- **INFORMATION PROVIDED**:
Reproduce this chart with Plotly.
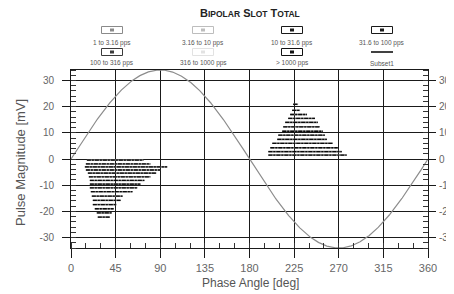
import numpy as np
import plotly.graph_objects as go

# ---------------- data ----------------
PHASE_TICKS = [0, 45, 90, 135, 180, 225, 270, 315, 360]
MAG_TICKS = [-30, -20, -10, 0, 10, 20, 30]
Y_RANGE = [-34, 34]
SINE_AMPLITUDE = 34

# negative-half-cycle pulse rows (magnitude, phase start, phase end)
NEG_MAG = [-0.4, -1.9, -3.0, -4.2, -5.4, -6.8, -8.2, -9.6, -11.0, -12.5, -14.2, -15.8, -17.4, -19.0, -20.6, -22.2]
NEG_START = [16, 15, 14, 15, 17, 18, 19, 19, 19, 20, 21, 22, 22, 24, 26, 27]
NEG_END = [73, 80, 97, 90, 86, 80, 74, 70, 67, 62, 52, 50, 46, 43, 41, 39]

# positive-half-cycle pulse rows
POS_MAG = [20.9, 18.6, 17.0, 15.5, 14.0, 12.3, 10.6, 9.1, 7.5, 6.0, 4.3, 2.8, 1.5]
POS_START = [224, 223, 221, 219, 216, 214, 213, 209, 208, 203, 201, 199, 199]
POS_END = [229, 231, 238, 246, 249, 251, 254, 256, 258, 264, 269, 273, 278]

LEGEND_LABELS = ["1 to 3.16 pps", "3.16 to 10 pps", "10 to 31.6 pps", "31.6 to 100 pps",
                 "100 to 316 pps", "316 to 1000 pps", "> 1000 pps", "Subset1"]
LEGEND_COLORS = ["#8a8a8a", "#bdbdbd", "#1a1a1a", "#1a1a1a",
                 "#3a3a3a", "#e2e2e2", "#111111", "#111111"]

# ---------------- layout constants ----------------
OFF = 8                      # page body margin
W, H = 454 - OFF, 294 - OFF
ML, MR, MT, MB = 71 - OFF, 26, 70 - OFF, 46
PW, PH = W - ML - MR, H - MT - MB


def px(x):
    """page x pixel -> paper coordinate"""
    return (x - OFF - ML) / PW


def py(y):
    """page y pixel -> paper coordinate"""
    return (H - MB - (y - OFF)) / PH


def rows_to_xy(mags, starts, ends):
    xs, ys = [], []
    for m, s, e in zip(mags, starts, ends):
        xs += [s, e, None]
        ys += [m, m, None]
    return xs, ys


fig = go.Figure()

phase = np.linspace(0, 360, 721)
fig.add_trace(go.Scatter(x=phase, y=SINE_AMPLITUDE * np.sin(np.radians(phase)),
                         mode="lines", line=dict(color="#8c8c8c", width=1.2),
                         hoverinfo="skip", showlegend=False))

for mags, starts, ends in [(NEG_MAG, NEG_START, NEG_END), (POS_MAG, POS_START, POS_END)]:
    xs, ys = rows_to_xy(mags, starts, ends)
    fig.add_trace(go.Scatter(x=xs, y=ys, mode="lines",
                             line=dict(color="#7a7a7a", width=1.6),
                             hoverinfo="skip", showlegend=False))
    fig.add_trace(go.Scatter(x=xs, y=ys, mode="lines",
                             line=dict(color="#0a0a0a", width=1.3, dash="4px,1px,2px,1px"),
                             hoverinfo="skip", showlegend=False))

# dummy trace to activate right axis
fig.add_trace(go.Scatter(x=[None], y=[None], yaxis="y2", showlegend=False, hoverinfo="skip"))

FONT = "Liberation Sans, Arial, sans-serif"
ytickfont = dict(family=FONT, size=10, color="#666666")
xtickfont = dict(family=FONT, size=11, color="#666666")

fig.update_layout(
    width=W, height=H,
    margin=dict(l=ML, r=MR, t=MT, b=MB),
    paper_bgcolor="white", plot_bgcolor="white",
    font=dict(family=FONT, color="#555555"),
    showlegend=False,
    xaxis=dict(range=[0, 360], tickvals=PHASE_TICKS, ticktext=[str(v) for v in PHASE_TICKS],
               automargin=False,
               showgrid=True, gridcolor="#1a1a1a", gridwidth=1, zeroline=False,
               ticks="outside", ticklen=9, tickcolor="#1a1a1a", tickwidth=1,
               showline=True, linecolor="#1a1a1a", linewidth=1, mirror=True,
               minor=dict(dtick=15, ticks="inside", ticklen=5, tickcolor="#333333", showgrid=False),
               tickfont=xtickfont, ticklabelstandoff=1),
    yaxis=dict(range=Y_RANGE, tickvals=MAG_TICKS, ticktext=[str(v) for v in MAG_TICKS],
               automargin=False,
               showgrid=True, gridcolor="#1a1a1a", gridwidth=1, zeroline=False,
               ticks="outside", ticklen=8, tickcolor="#1a1a1a",
               showline=True, linecolor="#1a1a1a", linewidth=1,
               minor=dict(dtick=2, ticks="inside", ticklen=5, tickcolor="#333333", showgrid=False),
               tickfont=ytickfont, ticklabelstandoff=6),
    yaxis2=dict(range=Y_RANGE, tickvals=MAG_TICKS, ticktext=[str(v) for v in MAG_TICKS],
                automargin=False,
                overlaying="y", side="right", showgrid=False, zeroline=False,
                ticks="outside", ticklen=7, tickcolor="#1a1a1a",
                showline=True, linecolor="#1a1a1a", linewidth=1,
                minor=dict(dtick=2, ticks="inside", ticklen=5, tickcolor="#333333", showgrid=False),
                tickfont=ytickfont, ticklabelstandoff=1),
)

# axis titles
fig.add_annotation(x=px(250), y=py(283), xref="paper", yref="paper", showarrow=False,
                   xanchor="center", yanchor="middle", text="Phase Angle [deg]",
                   font=dict(family=FONT, size=12, color="#555555"))
fig.add_annotation(x=px(20), y=py(163), xref="paper", yref="paper", showarrow=False,
                   xanchor="center", yanchor="middle", text="Pulse Magnitude [mV]", textangle=-90,
                   font=dict(family=FONT, size=13, color="#555555"))

# title (small caps)
fig.add_annotation(
    x=px(250), y=py(13), xref="paper", yref="paper", showarrow=False,
    xanchor="center", yanchor="middle",
    text=("<b>B<span style='font-size:8.5px'>IPOLAR</span> S<span style='font-size:8.5px'>LOT</span> "
          "T<span style='font-size:8.5px'>OTAL</span></b>"),
    font=dict(family=FONT, size=11, color="#222222"))

# custom legend grid (4 columns x 2 rows, symbol above label)
COL_X = [112, 203, 292, 382]
BOX_Y = [30, 52]
TXT_Y = [43, 63]
shapes = []
for i, (lab, col) in enumerate(zip(LEGEND_LABELS, LEGEND_COLORS)):
    r, c = divmod(i, 4)
    cx, cy = COL_X[c], BOX_Y[r]
    if lab == "Subset1":
        shapes.append(dict(type="line", xref="paper", yref="paper",
                           x0=px(cx - 11), x1=px(cx + 11), y0=py(cy), y1=py(cy),
                           line=dict(color=col, width=1.6)))
    else:
        shapes.append(dict(type="rect", xref="paper", yref="paper",
                           x0=px(cx - 10.5), x1=px(cx + 10.5), y0=py(cy + 3.5), y1=py(cy - 3.5),
                           line=dict(color=col, width=1), fillcolor="white"))
        shapes.append(dict(type="rect", xref="paper", yref="paper",
                           x0=px(cx - 2), x1=px(cx + 2), y0=py(cy + 1.5), y1=py(cy - 1.5),
                           line=dict(width=0), fillcolor=col))
    fig.add_annotation(x=px(cx), y=py(TXT_Y[r]), xref="paper", yref="paper", showarrow=False,
                       xanchor="center", yanchor="middle", text=lab,
                       font=dict(family=FONT, size=6.5, color="#555555"))

fig.update_layout(shapes=shapes)

fig.write_html("out.html")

- **AIM**:
Reproduce the material above exactly, first line through the line that contains "fig = go.Figure()", minus the pictures.

- **IN RESPONSE**:
Reproduce this chart with Plotly.
import numpy as np
import plotly.graph_objects as go

# ---------------- data ----------------
PHASE_TICKS = [0, 45, 90, 135, 180, 225, 270, 315, 360]
MAG_TICKS = [-30, -20, -10, 0, 10, 20, 30]
Y_RANGE = [-34, 34]
SINE_AMPLITUDE = 34

# negative-half-cycle pulse rows (magnitude, phase start, phase end)
NEG_MAG = [-0.4, -1.9, -3.0, -4.2, -5.4, -6.8, -8.2, -9.6, -11.0, -12.5, -14.2, -15.8, -17.4, -19.0, -20.6, -22.2]
NEG_START = [16, 15, 14, 15, 17, 18, 19, 19, 19, 20, 21, 22, 22, 24, 26, 27]
NEG_END = [73, 80, 97, 90, 86, 80, 74, 70, 67, 62, 52, 50, 46, 43, 41, 39]

# positive-half-cycle pulse rows
POS_MAG = [20.9, 18.6, 17.0, 15.5, 14.0, 12.3, 10.6, 9.1, 7.5, 6.0, 4.3, 2.8, 1.5]
POS_START = [224, 223, 221, 219, 216, 214, 213, 209, 208, 203, 201, 199, 199]
POS_END = [229, 231, 238, 246, 249, 251, 254, 256, 258, 264, 269, 273, 278]

LEGEND_LABELS = ["1 to 3.16 pps", "3.16 to 10 pps", "10 to 31.6 pps", "31.6 to 100 pps",
                 "100 to 316 pps", "316 to 1000 pps", "> 1000 pps", "Subset1"]
LEGEND_COLORS = ["#8a8a8a", "#bdbdbd", "#1a1a1a", "#1a1a1a",
                 "#3a3a3a", "#e2e2e2", "#111111", "#111111"]

# ---------------- layout constants ----------------
OFF = 8                      # page body margin
W, H = 454 - OFF, 294 - OFF
ML, MR, MT, MB = 71 - OFF, 26, 70 - OFF, 46
PW, PH = W - ML - MR, H - MT - MB


def px(x):
    """page x pixel -> paper coordinate"""
    return (x - OFF - ML) / PW


def py(y):
    """page y pixel -> paper coordinate"""
    return (H - MB - (y - OFF)) / PH


def rows_to_xy(mags, starts, ends):
    xs, ys = [], []
    for m, s, e in zip(mags, starts, ends):
        xs += [s, e, None]
        ys += [m, m, None]
    return xs, ys


fig = go.Figure()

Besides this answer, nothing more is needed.